* **Entries with chart source code**

══════

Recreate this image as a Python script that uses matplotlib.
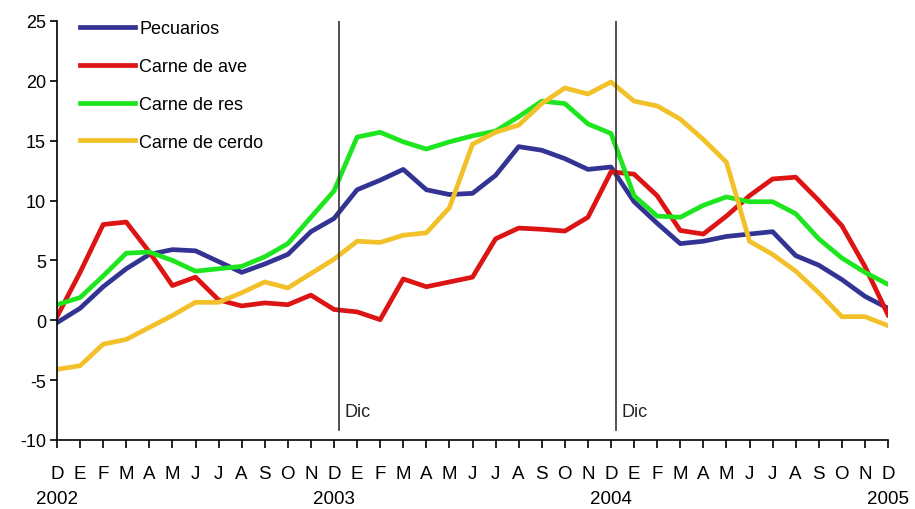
import matplotlib
matplotlib.use("Agg")
import matplotlib.pyplot as plt

plt.rcParams['font.family'] = ['Liberation Sans', 'DejaVu Sans']
plt.rcParams['axes.unicode_minus'] = False

months = ["D", "E", "F", "M", "A", "M", "J", "J", "A", "S", "O", "N"] * 3 + ["D"]
years = {0: "2002", 12: "2003", 24: "2004", 36: "2005"}

pecuarios = [-0.2, 1.0, 2.8, 4.3, 5.5, 5.9, 5.8, 4.9, 4.0, 4.7, 5.5, 7.4,
             8.5, 10.9, 11.7, 12.6, 10.9, 10.5, 10.6, 12.1, 14.5, 14.2, 13.5, 12.6,
             12.8, 9.9, 8.1, 6.4, 6.6, 7.0, 7.2, 7.4, 5.4, 4.6, 3.4, 2.0, 1.0]
ave = [0.3, 4.0, 8.0, 8.2, 5.7, 2.9, 3.6, 1.7, 1.2, 1.45, 1.3, 2.1,
       0.9, 0.7, 0.05, 3.45, 2.8, 3.2, 3.6, 6.8, 7.7, 7.6, 7.45, 8.6,
       12.4, 12.2, 10.4, 7.5, 7.2, 8.7, 10.4, 11.8, 11.95, 10.0, 7.9, 4.5, 0.45]
res = [1.3, 1.9, 3.7, 5.6, 5.7, 5.0, 4.1, 4.3, 4.5, 5.3, 6.4, 8.6,
       10.8, 15.3, 15.7, 14.9, 14.3, 14.9, 15.4, 15.8, 17.0, 18.3, 18.1, 16.4,
       15.6, 10.4, 8.7, 8.6, 9.6, 10.3, 9.9, 9.9, 8.9, 6.8, 5.2, 4.0, 3.0]
cerdo = [-4.1, -3.8, -2.0, -1.6, -0.6, 0.4, 1.5, 1.5, 2.3, 3.2, 2.7, 3.9,
         5.1, 6.6, 6.5, 7.1, 7.3, 9.4, 14.7, 15.7, 16.3, 18.1, 19.4, 18.9,
         19.9, 18.3, 17.9, 16.8, 15.1, 13.2, 6.6, 5.5, 4.1, 2.3, 0.3, 0.3, -0.45]

series = [
    ("Pecuarios", pecuarios, "#333394"),
    ("Carne de ave", ave, "#DD1414"),
    ("Carne de res", res, "#1EE61E"),
    ("Carne de cerdo", cerdo, "#F2C12A"),
]
dec_markers = [12.2, 24.2]
dec_label = "Dic"

fig = plt.figure(figsize=(9.15, 5.10), dpi=100)
ax = fig.add_axes([0.0623, 0.1353, 0.9082, 0.8217])

x = list(range(len(months)))
for name, vals, col in series:
    ax.plot(x, vals, color=col, lw=3.4, label=name, solid_joinstyle='round')

for xm in dec_markers:
    ax.plot([xm, xm], [-9.2, 25], color="#333333", lw=1.2)
    ax.text(xm + 0.25, -7.6, dec_label, fontsize=13, va="center", ha="left", color="#222222")

ax.set_xlim(0, 36)
ax.set_ylim(-10, 25)
ax.set_yticks(range(-10, 26, 5))
ax.set_xticks(x)
ax.set_xticklabels(months, fontsize=13.5)
ax.tick_params(axis="y", labelsize=13, length=5, width=1.2, direction="out", pad=3)
ax.tick_params(axis="x", length=6, width=1.2, direction="out", pad=12)

for i, yr in years.items():
    ax.annotate(yr, xy=(i, 0), xycoords=("data", "axes fraction"),
                xytext=(0, -42), textcoords="offset points",
                ha="center", va="center", fontsize=13.5)

ax.spines["top"].set_visible(False)
ax.spines["right"].set_visible(False)
ax.spines["left"].set_linewidth(1.2)
ax.spines["bottom"].set_linewidth(1.2)

leg = ax.legend(loc="upper left", bbox_to_anchor=(0.008, 1.04), frameon=False,
                fontsize=13, handlelength=3.05, handletextpad=0.25, labelspacing=1.15)

fig.savefig("out.png", dpi=100)
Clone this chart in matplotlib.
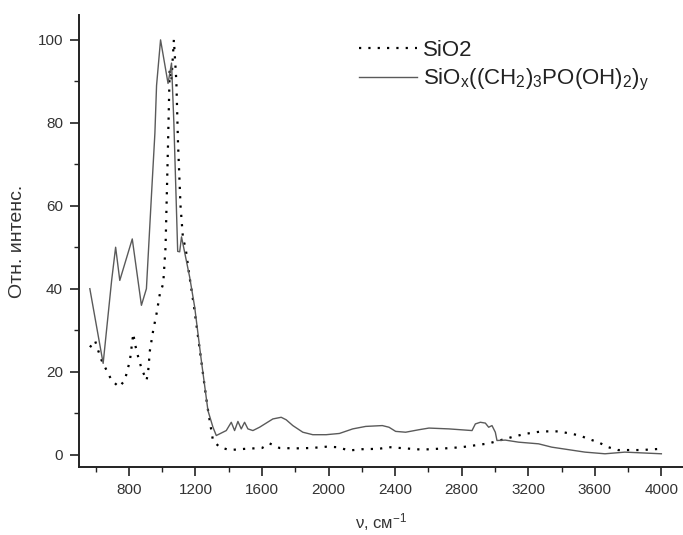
import matplotlib
matplotlib.use("Agg")
import matplotlib.pyplot as plt
from matplotlib.ticker import MultipleLocator

plt.rcParams['font.family'] = ['Liberation Sans', 'DejaVu Sans']
plt.rcParams['mathtext.fontset'] = 'custom'
plt.rcParams['mathtext.rm'] = 'Liberation Sans'
plt.rcParams['mathtext.it'] = 'Liberation Sans'

# Wavenumbers (cm^-1) and relative intensities
wn_hybrid = [565, 645, 696, 720, 745, 820, 875, 905, 936, 956, 966, 990,
             1035, 1056, 1070, 1093, 1105, 1116, 1165, 1195, 1235, 1275,
             1305, 1325, 1385, 1415, 1435, 1455, 1475, 1495, 1515, 1545,
             1585, 1665, 1715, 1745, 1785, 1845, 1905, 1985, 2065, 2145,
             2223, 2323, 2363, 2403, 2463, 2543, 2603, 2723, 2862, 2882,
             2912, 2942, 2962, 2982, 3002, 3012, 3062, 3142, 3262, 3341,
             3541, 3661, 3781, 4000]
int_hybrid = [40, 22, 42, 50, 42, 52, 36, 40, 63, 77.5, 89, 100,
              89.5, 94.4, 80, 49, 48.9, 52.5, 42.8, 35.6, 22.7, 10.6,
              6.6, 4.6, 5.8, 7.8, 5.8, 8.0, 6.2, 7.8, 6.2, 5.8,
              6.6, 8.6, 9.0, 8.4, 7.0, 5.4, 4.8, 4.8, 5.1, 6.2,
              6.8, 7.0, 6.6, 5.6, 5.4, 6.0, 6.4, 6.2, 5.8, 7.4,
              7.8, 7.6, 6.6, 7.0, 5.4, 3.4, 3.5, 3.0, 2.6, 1.8,
              0.6, 0.2, 0.6, 0.2]

wn_sio2 = [566, 596, 616, 636, 666, 696, 741, 775, 806, 826, 836, 856,
           876, 906, 916, 926, 946, 966, 986, 1006, 1020, 1035, 1045,
           1055, 1070, 1085, 1095, 1110, 1125, 1140, 1160, 1190, 1230,
           1270, 1305, 1345, 1405, 1500, 1600, 1645, 1705, 1800, 1900,
           1985, 2050, 2125, 2200, 2303, 2363, 2462, 2562, 2700, 2802,
           2962, 3100, 3181, 3281, 3381, 3450, 3510, 3560, 3620, 3680,
           3740, 3800, 3878, 3998]
int_sio2 = [25.9, 27.5, 25, 22.7, 20.3, 17.9, 16.3, 17.9, 22.7, 29.2, 26.7, 23.5,
            20.7, 17.9, 20.3, 25.1, 30, 34, 38.8, 41.2, 50, 75, 93,
            90, 100, 90, 75, 60, 52, 50, 44, 36, 24,
            12, 3.4, 1.8, 1.1, 1.4, 1.6, 2.7, 1.6, 1.5, 1.6,
            1.9, 1.8, 1.0, 1.3, 1.4, 1.8, 1.5, 1.2, 1.5, 1.8,
            2.7, 4.2, 5.0, 5.6, 5.6, 5.1, 4.6, 3.8, 3.0, 1.8,
            1.1, 1.1, 1.1, 1.4]

x_ticks = [800, 1200, 1600, 2000, 2400, 2800, 3200, 3600, 4000]
y_ticks = [0, 20, 40, 60, 80, 100]

fig = plt.figure(figsize=(6.83, 5.35), dpi=100)
ax = fig.add_axes([0.1157, 0.127, 0.8843, 0.845])

ax.plot(wn_sio2, int_sio2, color='black', lw=1.6, linestyle=(0, (1, 3.2)),
        label='SiO2')
ax.plot(wn_hybrid, int_hybrid, color='#5a5a5a', lw=1.0,
        label=r'SiO$_\mathregular{x}$((CH$_\mathregular{2}$)$_\mathregular{3}$PO(OH)$_\mathregular{2}$)$_\mathregular{y}$')

ax.set_xlim(500, 4130)
ax.set_ylim(-3, 106)
ax.set_xticks(x_ticks)
ax.set_yticks(y_ticks)
ax.xaxis.set_minor_locator(MultipleLocator(200))
ax.yaxis.set_minor_locator(MultipleLocator(10))

for s in ['top', 'right']:
    ax.spines[s].set_visible(False)
for s in ['left', 'bottom']:
    ax.spines[s].set_linewidth(1.4)
    ax.spines[s].set_color('#222222')

ax.tick_params(which='major', direction='out', length=6.5, width=1.2,
               labelsize=11, labelcolor='#333333', color='#222222', pad=5)
ax.tick_params(which='minor', direction='out', length=3.5, width=1.0,
               color='#222222')

ax.set_xlabel(r'ν, см$^{\mathregular{-1}}$', fontsize=12, color='#333333', labelpad=10)
ax.set_ylabel('Отн. интенс.', fontsize=14, color='#333333', labelpad=8)

leg = ax.legend(loc='upper left', bbox_to_anchor=(0.43, 0.99), frameon=False,
                fontsize=16, handlelength=2.6, handletextpad=0.3,
                labelspacing=0.3, labelcolor='#222222')

fig.savefig('out.png', dpi=100)
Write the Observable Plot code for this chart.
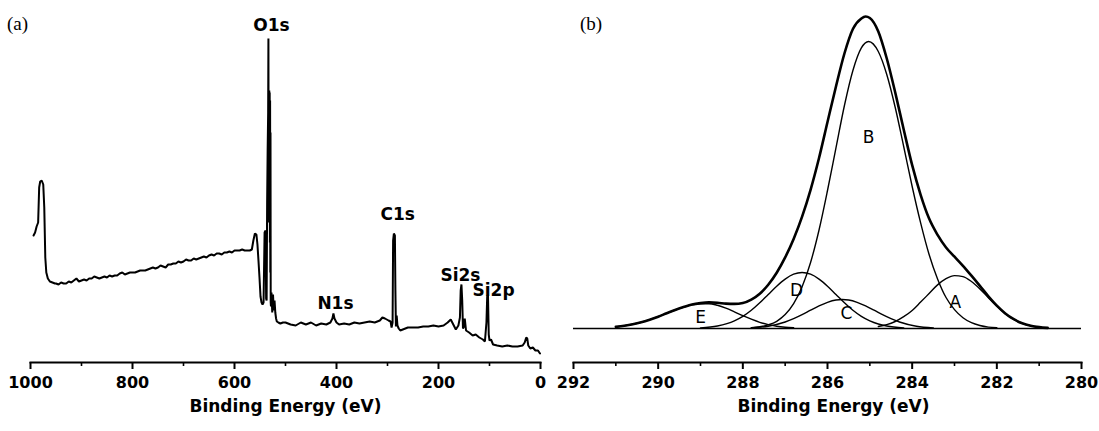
<!DOCTYPE html>
<html><head><meta charset="utf-8">
<script src="https://cdn.jsdelivr.net/npm/d3@7"></script>
<script src="https://cdn.jsdelivr.net/npm/@observablehq/plot@0.6"></script>
<style>
body{margin:0;background:#fff;}
#wrap{position:relative;width:1099px;height:431px;overflow:hidden;background:#fff;}
#wrap svg{position:absolute;left:0;top:0;}
.tag{position:absolute;font-family:"Liberation Serif","DejaVu Serif",serif;font-size:19px;color:#000;}
</style></head><body>
<div id="wrap"><div class="tag" style="left:7px;top:13px">(a)</div><div class="tag" style="left:580px;top:13px">(b)</div></div>
<script>
// ---------- Panel (a): survey spectrum (binding energy eV, intensity a.u.) ----------
const survey = [
 [994,127],[991,130],[988,136],[985,140],[983,175],[981,181],[978,182],[975,178],[973,155],[971,105],
 [969,90],[966,84],[962,81],[957,80],[952,79],[950,79],[945,78],[940,80],[935,79],[930,79],
 [925,81],[920,80],[915,82],[910,84],[905,81],[900,82],[895,83],[890,82],[885,84],[880,84],
 [875,86],[870,85],[865,84],[860,85],[855,86],[850,85],[845,87],[840,86],[835,87],[830,87],
 [825,89],[820,90],[815,88],[810,89],[805,90],[800,90],[795,90],[790,91],[785,92],[780,92],
 [775,92],[770,93],[765,94],[760,95],[755,94],[750,95],[745,97],[740,96],[735,95],[730,98],
 [725,98],[720,99],[715,99],[710,101],[705,100],[700,101],[695,103],[690,102],[685,102],[680,104],
 [675,103],[670,104],[665,105],[660,106],[655,105],[650,107],[645,108],[640,107],[635,109],[630,109],
 [625,108],[620,110],[615,110],[610,111],[605,110],[600,112],[595,112],[590,112],[585,113],[580,112],
 [575,112],[570,112],[566,113],[563,122],[560,129],[557,128],[555,118],[553,102],[551,85],[549,66],
 [547,60],[545,58],[543,60],[541,130],[539,132],[538,64],[537,62],[536,160],[535,212],[534,250],
 [533.5,324],[533,150],[532.6,272],[532.2,140],[531.8,272],[531.4,150],[531,270],[530.6,120],[530.2,262],[529.8,90],
 [529.4,230],[529,60],[528.5,56],[527.5,70],[526,50],[524.5,68],[523,52],
 [521.5,62],[520,50],[518.5,44],[517,41],[514,40],[510,39],[505,40],[500,40],[490,38],[480,37],
 [470,40],[460,38],[450,40],[440,37],[430,39],[420,38],[412,40],[408,44],[406,49],[404,44],
 [400,40],[395,38],[385,39],[375,38],[365,40],[355,39],[345,40],[335,41],[325,40],[315,42],
 [310,45],[305,44],[298,42],[294,41],[292,35],[290,40],[289,122],[287.5,129],[285.5,127],[284.5,72],
 [283.5,36],[282,47],[280.5,37],[278,34],[275,32],[270,33],[260,35],[250,35],[240,35],[230,36],
 [220,36],[210,37],[200,36],[190,37],[182,40],[176,43],[171,38],[166,33],[161,37],[158,45],
 [156.5,72],[155,78],[153.5,62],[152,34],[150,36],[148.5,44],[146,32],[140,30],[133,27],[127,28],
 [120,25],[113,23],[109,21],[106,40],[104.5,66],[103,68],[101.5,28],[100,22],[97,23],[93,18],
 [85,17],[75,16],[65,17],[55,16],[45,16],[35,17],[31,20],[28,25],[26,24],[24,17],
 [20,14],[15,15],[10,12],[5,12],[1,9]
];
const surveyLabels = ["O1s","C1s","N1s","Si2s","Si2p"];
const surveyLabelEV = [527.5,280,402,157,92];
const surveyLabelI = [337,148,59,87,72];
const ticksA = [1000,800,600,400,200,0];
const minorA = [900,700,500,300,100];

// ---------- Panel (b): C1s high-resolution fit ----------
const envelope = [
 [291.0,1.6],[290.8,2.7],[290.6,4.2],[290.4,6.2],[290.2,8.8],[290.0,11.8],[289.8,15.2],[289.6,18.5],[289.4,21.4],[289.2,24.0],
 [289.0,25.4],[288.8,26.1],[288.6,25.7],[288.4,24.9],[288.2,24.6],[288.0,25.5],[287.8,28.9],[287.6,34.8],[287.4,43.8],[287.2,55.8],
 [287.0,71.1],[286.8,89.6],[286.6,111.9],[286.4,138.7],[286.2,170.5],[286.0,206.5],[285.8,242],[285.6,275],[285.4,299.5],[285.2,310],
 [285.1,312],[285.0,310.5],[284.8,297],[284.6,270],[284.4,236],[284.2,199],[284.0,163.3],[283.8,133.7],[283.6,109.9],[283.4,93.6],[283.2,81.0],
 [283.0,71.8],[282.8,62.7],[282.6,52.8],[282.4,42.6],[282.2,32.2],[282.0,22.9],[281.8,15.1],[281.6,9.3],[281.4,5.2],[281.2,2.8],
 [281.0,1.4],[280.8,0.6]
];
const peakA = [[284.8,2],[284.6,3.8],[284.4,7],[284.2,11.8],[284.0,18],[283.8,26.4],[283.6,35],[283.4,43.6],[283.2,49.8],[283.0,52.9],
 [282.8,51.9],[282.6,47],[282.4,39.6],[282.2,30.8],[282.0,22.2],[281.8,14.8],[281.6,9.2],[281.4,5.2],[281.2,2.8],[281.0,1.4],[280.8,0.6]];
const peakB = [[287.8,0.7],[287.4,3.6],[287.2,7.2],[287.0,13.9],[286.8,24.8],[286.6,41.8],[286.4,66],[286.2,98.5],[286.0,138],[285.8,180.6],
 [285.6,223],[285.4,258],[285.2,280.6],[285.03,287],[284.8,277],[284.6,254],[284.4,221],[284.2,182],[284.0,142],[283.8,105.6],
 [283.6,74],[283.4,49.6],[283.2,31],[283.0,18.9],[282.8,10.8],[282.6,5.8],[282.4,3],[282.2,1.4],[282.0,0.7]];
const peakC = [[287.8,0.65],[287.4,2.3],[287.0,6.5],[286.8,9.8],[286.6,13.8],[286.4,18.3],[286.2,22.6],[286.0,26.2],[285.8,28.5],[285.65,29],
 [285.5,28.5],[285.3,26.2],[285.1,22.6],[284.9,18.3],[284.7,13.8],[284.5,9.8],[284.3,6.5],[283.9,2.3],[283.5,0.65]];
const peakD = [[289.0,0.6],[288.6,2.5],[288.2,7.6],[288.0,12.1],[287.8,18.2],[287.6,25.7],[287.4,34],[287.2,42.3],[287.0,49.4],[286.8,54.3],
 [286.6,56],[286.4,54.3],[286.2,49.4],[286.0,42.3],[285.8,34],[285.6,25.7],[285.4,18.2],[285.2,12.1],[285.0,7.6],[284.8,4.5],[284.6,2.5],[284.2,0.6]];
const peakE = [[291.0,1.6],[290.8,2.7],[290.6,4.2],[290.4,6.2],[290.2,8.8],[290.0,11.8],[289.8,15.2],[289.6,18.5],[289.4,21.4],[289.2,23.7],
 [289.0,24.8],[288.8,24.8],[288.6,23.2],[288.4,20.4],[288.2,16.7],[288.0,12.8],[287.8,9.3],[287.6,6.2],[287.4,3.9],[287.2,2.3],[287.0,1.3],[286.8,0.7]];
const peakNames = ["A","B","C","D","E"];
const peakLabelEV = [282.98,285.03,285.55,286.73,289.0];
const peakLabelI = [26,191,15,38,11];
const ticksB = [292,290,288,286,284,282,280];
const minorB = [291,289,287,285,283,281];

const FONT = "DejaVu Sans";
const xy = d => ({e: d[0], i: d[1]});

function bottomAxis(major, minor, titleDx) {
  return [
    Plot.frame({anchor: "bottom", strokeWidth: 2}),
    Plot.axisX({ticks: minor, tickSize: 4, strokeWidth: 1.6, tickFormat: () => "", label: null}),
    Plot.axisX({ticks: major, tickSize: 7, tickPadding: 7, strokeWidth: 2, fontSize: 16, fontWeight: "bold", tickFormat: "d", label: null, fill: "#000"}),
    Plot.text(["Binding Energy (eV)"], {frameAnchor: "bottom", dy: 49, dx: titleDx, fontSize: 17, fontWeight: "bold", fill: "#000"})
  ];
}

const plotA = Plot.plot({
  width: 1099, height: 431,
  marginLeft: 30, marginRight: 559, marginTop: 31, marginBottom: 69,
  style: {background: "transparent", fontFamily: FONT, overflow: "visible", color: "#000"},
  x: {domain: [1000, 0]},
  y: {domain: [0, 331], axis: null},
  marks: [
    ...bottomAxis(ticksA, minorA, 0),
    Plot.line(survey.map(xy), {x: "e", y: "i", stroke: "#000", strokeWidth: 2, strokeLinejoin: "miter"}),
    Plot.text(surveyLabels, {x: (d, k) => surveyLabelEV[k], y: (d, k) => surveyLabelI[k], text: d => d, fontSize: 17, fontWeight: "bold", fill: "#000"})
  ]
});

const lineOpts = w => ({x: "e", y: "i", stroke: "#000", strokeWidth: w, curve: "monotone-x"});
const plotB = Plot.plot({
  width: 1099, height: 431,
  marginLeft: 573, marginRight: 18, marginTop: 8, marginBottom: 69,
  style: {background: "transparent", fontFamily: FONT, overflow: "visible", color: "#000"},
  x: {domain: [292, 280]},
  y: {domain: [-34, 320], axis: null},
  marks: [
    ...bottomAxis(ticksB, minorB, 6),
    Plot.ruleY([0], {stroke: "#000", strokeWidth: 1.6}),
    Plot.line(peakA.map(xy), lineOpts(1.4)),
    Plot.line(peakB.map(xy), lineOpts(1.4)),
    Plot.line(peakC.map(xy), lineOpts(1.4)),
    Plot.line(peakD.map(xy), lineOpts(1.4)),
    Plot.line(peakE.map(xy), lineOpts(1.4)),
    Plot.line(envelope.map(xy), lineOpts(2.6)),
    Plot.text(peakNames, {x: (d, k) => peakLabelEV[k], y: (d, k) => peakLabelI[k], text: d => d, fontSize: 17, fill: "#000"})
  ]
});

const wrap = document.getElementById("wrap");
wrap.appendChild(plotA);
wrap.appendChild(plotB);
</script>
</body></html>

══════

All lines that include "script" are to be gathered and copied.

Recreate this image as a Python script that uses matplotlib.
<script src="https://cdn.jsdelivr.net/npm/d3@7"></script>
<script src="https://cdn.jsdelivr.net/npm/@observablehq/plot@0.6"></script>
<script>
</script>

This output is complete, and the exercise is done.